Introducing the Ettin Reranker Family
infrastructure
read at source ↗ huggingface.co
Introducing the Ettin Reranker Family
Source: HuggingFace Date: 2026-05-19 URL: https://huggingface.co/blog/ettin-reranker
Summary
Hugging Face released six open CrossEncoder reranker models under the cross-encoder/ettin-reranker-*-v1 family, ranging from 17M to 1B parameters, all built on ModernBERT with 8K token context and Apache 2.0 licensing. The 32M model outperforms the 568M BAAI/bge-reranker-v2-m3 on MTEB retrieval benchmarks; the 1B model matches a 1.54B teacher model at 2.4× its throughput. Training used distillation from mxbai-rerank-large-v2 on 143M query-document triples, with full reproducible recipe published.
Implications
- Open-weight ecosystem. The Ettin family establishes new Pareto-efficient points on the reranker size/quality/speed curve. A 17M model running at 7,500 pairs/sec that beats the canonical 33M MiniLM baseline is a direct drop-in replacement for high-throughput production search — this will get adopted quickly.

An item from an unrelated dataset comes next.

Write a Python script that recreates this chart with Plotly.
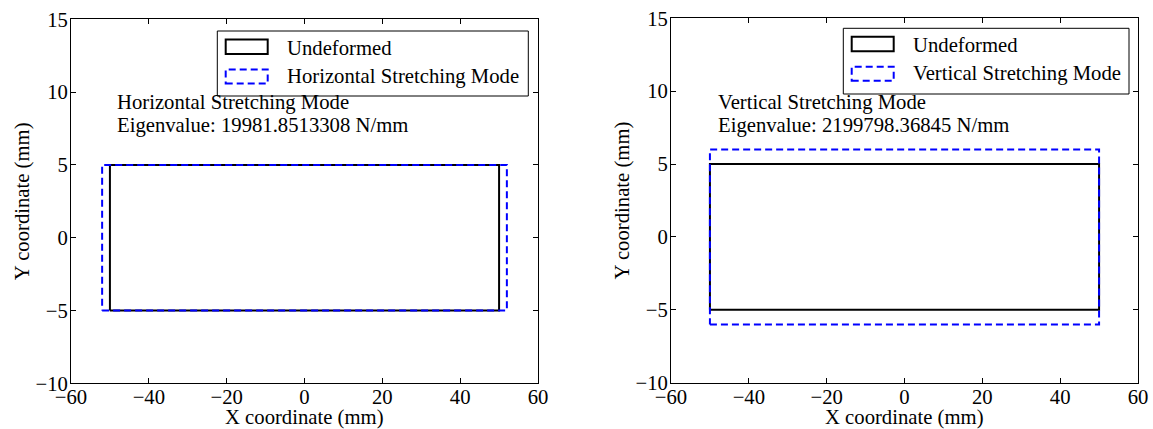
import plotly.graph_objects as go

# ---------------- data ----------------
undeformed_x = [-50, 50, 50, -50, -50]
undeformed_y = [-5, -5, 5, 5, -5]

horizontal_x = [-52, 52, 52, -52, -52]
horizontal_y = [-5, -5, 5, 5, -5]

vertical_x = [-50, 50, 50, -50, -50]
vertical_y = [-6, -6, 6, 6, -6]

x_ticks = [-60, -40, -20, 0, 20, 40, 60]
y_ticks = [-10, -5, 0, 5, 10, 15]

x_title = "X coordinate (mm)"
y_title = "Y coordinate (mm)"
left_mode = "Horizontal Stretching Mode"
left_eig = "Eigenvalue: 19981.8513308 N/mm"
right_mode = "Vertical Stretching Mode"
right_eig = "Eigenvalue: 2199798.36845 N/mm"

# ---------------- layout helpers ----------------
W, H = 1153, 429
FONT = "Liberation Serif, Times New Roman, serif"
FS = 20.7


def px(x):
    return x / W


def py(y):
    return 1 - y / H


fig = go.Figure()

solid = dict(color="black", width=2)
dashed = dict(color="blue", width=2, dash="7px,4px")

fig.add_trace(go.Scatter(x=undeformed_x, y=undeformed_y, mode="lines", line=solid,
                         name="Undeformed", xaxis="x", yaxis="y"))
fig.add_trace(go.Scatter(x=horizontal_x, y=horizontal_y, mode="lines", line=dashed,
                         name=left_mode, xaxis="x", yaxis="y"))
fig.add_trace(go.Scatter(x=undeformed_x, y=undeformed_y, mode="lines", line=solid,
                         name="Undeformed", xaxis="x2", yaxis="y2"))
fig.add_trace(go.Scatter(x=vertical_x, y=vertical_y, mode="lines", line=dashed,
                         name=right_mode, xaxis="x2", yaxis="y2"))

axis_common = dict(
    showgrid=False, zeroline=False, showline=True, linecolor="black", linewidth=1,
    mirror="ticks", ticks="inside", ticklen=5, tickcolor="black", tickwidth=1,
    automargin=False,
    tickfont=dict(family=FONT, size=FS, color="black"),
)
x_common = dict(ticklabelstandoff=-5, **axis_common)
y_common = dict(ticklabelstandoff=-2, **axis_common)

xdom1 = [px(71), px(538)]
ydom1 = [py(383.3), py(19.3)]
xdom2 = [px(671), px(1138)]
ydom2 = [py(382.7), py(18.3)]

fig.update_layout(
    template="none",
    width=W, height=H,
    margin=dict(l=0, r=0, t=0, b=0, pad=0),
    paper_bgcolor="white", plot_bgcolor="white",
    showlegend=False,
    font=dict(family=FONT, size=FS, color="black"),
    xaxis=dict(domain=xdom1, range=[-60, 60], tickvals=x_ticks, anchor="y",
               **x_common),
    yaxis=dict(domain=ydom1, range=[-10, 15], tickvals=y_ticks, anchor="x",
               title=dict(text=y_title, standoff=0,
                          font=dict(family=FONT, size=FS, color="black")),
               **y_common),
    xaxis2=dict(domain=xdom2, range=[-60, 60], tickvals=x_ticks, anchor="y2",
                **x_common),
    yaxis2=dict(domain=ydom2, range=[-10, 15], tickvals=y_ticks, anchor="x2",
                title=dict(text=y_title, standoff=0,
                           font=dict(family=FONT, size=FS, color="black")),
                **y_common),
)

annotations = []
shapes = []


def text(x, y, s, xanchor="left"):
    annotations.append(dict(text=s, x=px(x), y=py(y), xref="paper", yref="paper",
                            xanchor=xanchor, yanchor="middle", showarrow=False,
                            borderpad=0,
                            font=dict(family=FONT, size=FS, color="black")))


def rect(x0, y0, x1, y1, line):
    shapes.append(dict(type="rect", xref="paper", yref="paper",
                       x0=px(x0), x1=px(x1), y0=py(y1), y1=py(y0),
                       line=line, fillcolor="rgba(0,0,0,0)"))


# x axis titles
text((71 + 538) / 2, 417.5, x_title, xanchor="center")
text((671 + 1138) / 2, 417.5, x_title, xanchor="center")

# mode text
text(116, 102.6, left_mode)
text(116, 125.0, left_eig)
text(717, 102.6, right_mode)
text(717, 125.0, right_eig)


def legend(x0, y0, x1, y1, label):
    rect(x0, y0, x1, y1, dict(color="black", width=1))
    ix = x0 + 8.4
    rect(ix, y0 + 8.5, ix + 42, y0 + 23, solid)
    rect(ix, y0 + 38.5, ix + 42, y0 + 52.5, dashed)
    text(x0 + 68.7, y0 + 16.6, "Undeformed")
    text(x0 + 68.7, y0 + 45.5, label)


legend(217.3, 31, 528.3, 96, left_mode)
legend(843.3, 28.3, 1129, 94, right_mode)

fig.update_layout(annotations=annotations, shapes=shapes)

fig.write_html("out.html")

- Agent-layer convergence. Retrieve-then-rerank is the dominant pattern for grounding agents in large document corpora. Cheaper, faster, more accurate rerankers reduce latency and cost for every RAG pipeline running in production. The 8K context support is specifically useful for agents that need to rank longer documents or multi-turn conversation chunks.
- Token economics. Running reranking in-house at 17M–150M parameters is now strictly cheaper and more accurate than relying on hosted embedding APIs for the rerank step. Teams that have not yet separated retrieval from reranking should revisit the architecture — the quality gap has closed enough to justify the engineering investment.